Veterans in INDYCAR: Tim White
(CGR photo)

Veterans in INDYCAR: Tim White

Throughout the 2023 INDYCAR season, we’ll be highlighting veterans who work within the racing series, whether for Chip Ganassi Racing (CGR), INDYCAR or other racing teams.

This week we’re highlighting Legionnaire Tim White, who serves as a special projects shop-based mechanic primarily for CGR’s INDYCAR program. White served in the U.S. Marines from 1988 to 1992, got into auto racing two years later and has been with Ganassi for eight years.

White spoke with American Legion Social Media Manager Steven B. Brooks about working for Ganassi and seeing The American Legion’s “Be the One” initiative getting the exposure it does through INDYCAR.

Steven B. Brooks: How did you end up working for Chip Ganassi Racing?

Tim White: The team that I worked for before, the writing was on the wall that they weren’t going to be around much longer. I’ve got a family, so I wanted to get somewhere that was secure, established. If you’re going to work in INDYCAR, I think this is the place to be. I pretty much grew up across the river from where Chip is from (the Pittsburgh area). That’s where I’m from.

Question: What is it like working for a team that year in and year out puts a driver, or multiple drivers, in contention for an INDYCAR SERIES championship and has drivers in contention in every race?

White: It feels good, especially when you’ve worked for a couple of the small teams. And you don’t want to think that way, but you know you just want to bring the car in in one piece. I’ve been there. I’ve seen both sides of racing.

Question: What’s it like for you working for a racing team that’s partnered with an organization whose primary mission is support the military and then veterans when they get out of the military? And seeing how Chip has really embraced this relationship with the Legion and allowed us to provide exposure to our programs and our advocacy, how does it feel knowing Chip Ganassi Racing also has that interest as well?

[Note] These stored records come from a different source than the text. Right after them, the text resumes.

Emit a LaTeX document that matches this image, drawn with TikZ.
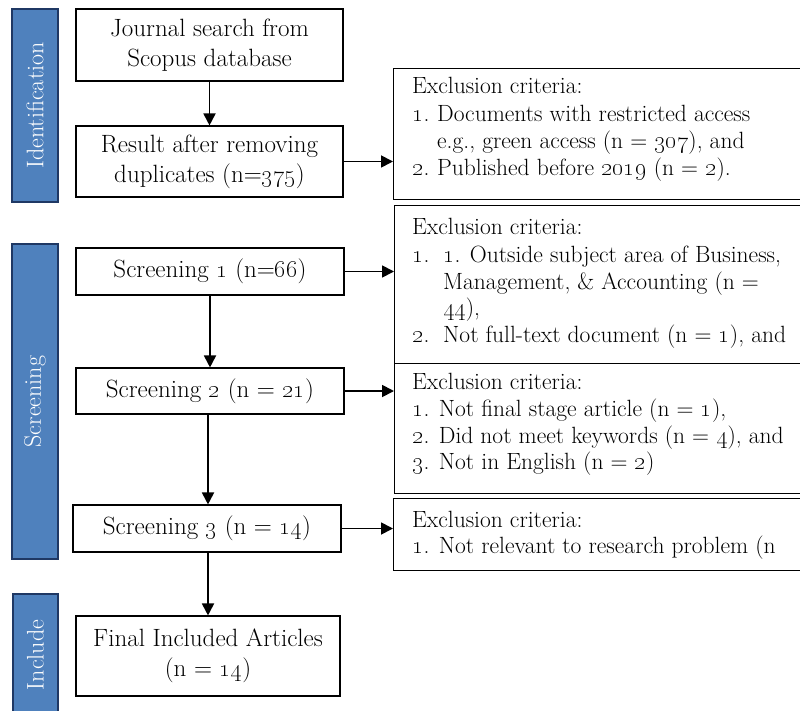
\documentclass[tikz,border=0pt]{standalone}
\usetikzlibrary{arrows.meta}
\definecolor{barfill}{RGB}{79,129,189}
\definecolor{barline}{RGB}{31,56,100}
\newcommand\os[1]{\oldstylenums{#1}}
\begin{document}
\begin{tikzpicture}[x=1pt,y=-1pt,
  bar/.style={rotate=90,fill=barfill,draw=barline,line width=2pt,text=white,font=\fontsize{24}{28}\selectfont,inner sep=0pt},
  flowbox/.style={draw,line width=1.1pt,align=center,font=\fontsize{25}{30}\selectfont,inner sep=0pt},
  exbox/.style={draw,line width=1.1pt,anchor=north west,minimum width=420pt,inner sep=0pt},
  ln/.style={anchor=base west,inner sep=0pt,font=\fontsize{23.5}{27}\selectfont},
  arr/.style={line width=1.8pt,-{Triangle[length=12pt,width=12pt]}}]
\useasboundingbox (0,0) rectangle (800,711);
% stage bars
\node[bar,minimum width=193pt,minimum height=46pt] (bid) at (35,105.5) {Identification};
\node[bar,minimum width=315pt,minimum height=46pt] (bsc) at (35,401.5) {Screening};
\node[bar,minimum width=122pt,minimum height=45pt] (bin) at (35.5,655) {Include};
% flow boxes
\node[flowbox,minimum width=267pt,minimum height=72pt] (b1) at (209.5,45) {Journal search from\\Scopus database};
\node[flowbox,minimum width=267pt,minimum height=71pt] (b2) at (209.5,161.5) {Result after removing\\duplicates (n=\os{375})};
\node[flowbox,minimum width=268pt,minimum height=47pt] (s1) at (210,271.5) {Screening \os{1} (n=\os{66})};
\node[flowbox,minimum width=268pt,minimum height=46pt] (s2) at (210,391) {Screening \os{2} (n = \os{21})};
\node[flowbox,minimum width=268pt,minimum height=47pt] (s3) at (207,528.5) {Screening \os{3} (n = \os{14})};
\node[flowbox,minimum width=264pt,minimum height=80pt] (fin) at (208,656) {Final Included Articles\\(n = \os{14})};
% exclusion boxes
\node[exbox,minimum height=131pt] (e1) at (393,68) {};
\node[exbox,minimum height=158pt] (e2) at (394,205) {};
\node[exbox,minimum height=130pt] (e3) at (394,363) {};
\node[exbox,minimum height=72pt] (e4) at (393,498) {};
% exclusion texts
\node[ln] at (412,94) {Exclusion criteria:};
\node[ln] at (412,122) {\os{1}.};
\node[ln] at (437,122) {Documents with restricted access};
\node[ln] at (437,149) {e.g., green access (n = \os{307}), and};
\node[ln] at (412,176) {\os{2}.};
\node[ln] at (437,176) {Published before \os{2019} (n = \os{2}).};
\node[ln] at (412,235) {Exclusion criteria:};
\node[ln] at (412,263) {\os{1}.};
\node[ln] at (443,263) {\os{1}. Outside subject area of Business,};
\node[ln] at (443,289) {Management, \& Accounting (n =};
\node[ln] at (443,315) {\os{44}),};
\node[ln] at (412,342) {\os{2}.};
\node[ln] at (443,342) {Not full-text document (n = \os{1}), and};
\node[ln] at (412,389) {Exclusion criteria:};
\node[ln] at (412,416) {\os{1}. Not final stage article (n = \os{1}),};
\node[ln] at (412,443) {\os{2}. Did not meet keywords (n = \os{4}), and};
\node[ln] at (412,469) {\os{3}. Not in English (n = \os{2})};
\node[ln] at (412,527) {Exclusion criteria:};
\node[ln] at (412,553) {\os{1}. Not relevant to research problem (n};
% connectors
\draw[arr] (b1.south) -- (b2.north);
\draw[arr] (s1.south) -- (s1.south |- s2.north);
\draw[arr] (s2.south -| fin.north) -- (s3.north -| fin.north);
\draw[arr] (s3.south -| fin.north) -- (fin.north);
\draw[arr] (b2.east) -- (b2.east -| e1.west);
\draw[arr] (s1.east) -- (s1.east -| e2.west);
\draw[arr] (s2.east) -- (s2.east -| e3.west);
\draw[arr] (s3.east) -- (s3.east -| e4.west);
\end{tikzpicture}
\end{document}
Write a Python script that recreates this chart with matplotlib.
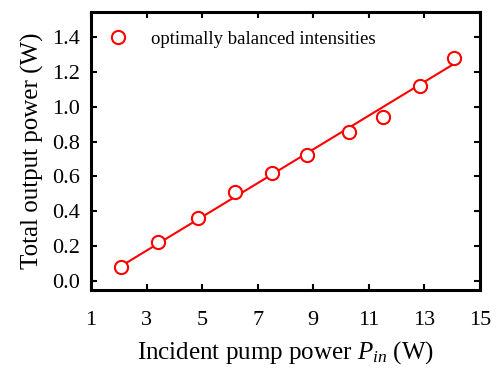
import matplotlib
matplotlib.use("Agg")
import matplotlib.pyplot as plt

pump_power = [2.08, 3.41, 4.85, 6.18, 7.51, 8.77, 10.28, 11.5, 12.83, 14.06]
output_power = [0.08, 0.224, 0.361, 0.51, 0.62, 0.723, 0.855, 0.94, 1.12, 1.28]
fit_x = [2.08, 14.06]
fit_y = [0.085, 1.245]
x_ticks = [1, 3, 5, 7, 9, 11, 13, 15]
y_ticks = [0.0, 0.2, 0.4, 0.6, 0.8, 1.0, 1.2, 1.4]

plt.rcParams['font.family'] = ['Liberation Serif', 'DejaVu Serif']
plt.rcParams['mathtext.fontset'] = 'custom'
plt.rcParams['mathtext.it'] = 'Liberation Serif:italic'
plt.rcParams['mathtext.rm'] = 'Liberation Serif'

fig = plt.figure(figsize=(4.97, 3.68), dpi=100)
ax = fig.add_axes([91/497, 1-290/368, (480-91)/497, (290-12)/368])

ax.plot(fit_x, fit_y, color='#ff0000', lw=1.5, zorder=2)
ax.plot(pump_power, output_power, 'o', ms=9.5, mfc='white', mec='#ff0000', mew=1.5,
        zorder=3, label='optimally balanced intensities')

ax.set_xlim(1, 15)
ax.set_ylim(-0.052, 1.543)
ax.set_xticks(x_ticks)
ax.set_xticklabels([str(t) for t in x_ticks])
ax.set_yticks(y_ticks)
ax.set_yticklabels([f"{t:.1f}" for t in y_ticks])
ax.tick_params(direction='in', length=4.5, width=1.5, top=True, right=True,
               labelsize=16, pad=8)
ax.tick_params(axis='x', labeltop=False, pad=15)
for s in ax.spines.values():
    s.set_linewidth(2.2)

ax.set_xlabel(r'Incident pump power $P_{in}$ (W)', fontsize=18, labelpad=7)
ax.set_ylabel('Total output power (W)', fontsize=18, labelpad=6)

ax.legend(loc='upper left', frameon=False, fontsize=13.5, handletextpad=1.1,
          borderaxespad=0.0, handlelength=1.3, bbox_to_anchor=(0.02, 0.96))

fig.savefig('out.png', dpi=100)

White: Right now, after the last 20 years of what our young guys and girls have gone through, several deployments, and my wife’s second cousins were in Fallujah (Iraq), and neither came out in very good shape. They were both Marines, and one of them committed suicide and the other is messed up for life. So, I think (the Legion-Ganassi collaboration) is great.

Question: Your family obviously has been touched by a veteran taking his own life. How do you feel when you see the Legion’s “Be the One” message on the CGR cars and knowing the mission behind it: igniting a grass-roots effort to destigmatizing asking for mental health help and reducing veteran suicides one at a time? And how does it feel knowing that this is something that Chip Ganassi Racing cares about?

White: I feel proud to be a part of it and honored to work under Chip promoting this. If you don’t really put your feet in people’s boots, you can try to sit there and assist them and tell them there are places they can go. But until you’ve gone through it … it’s something that sticks with you.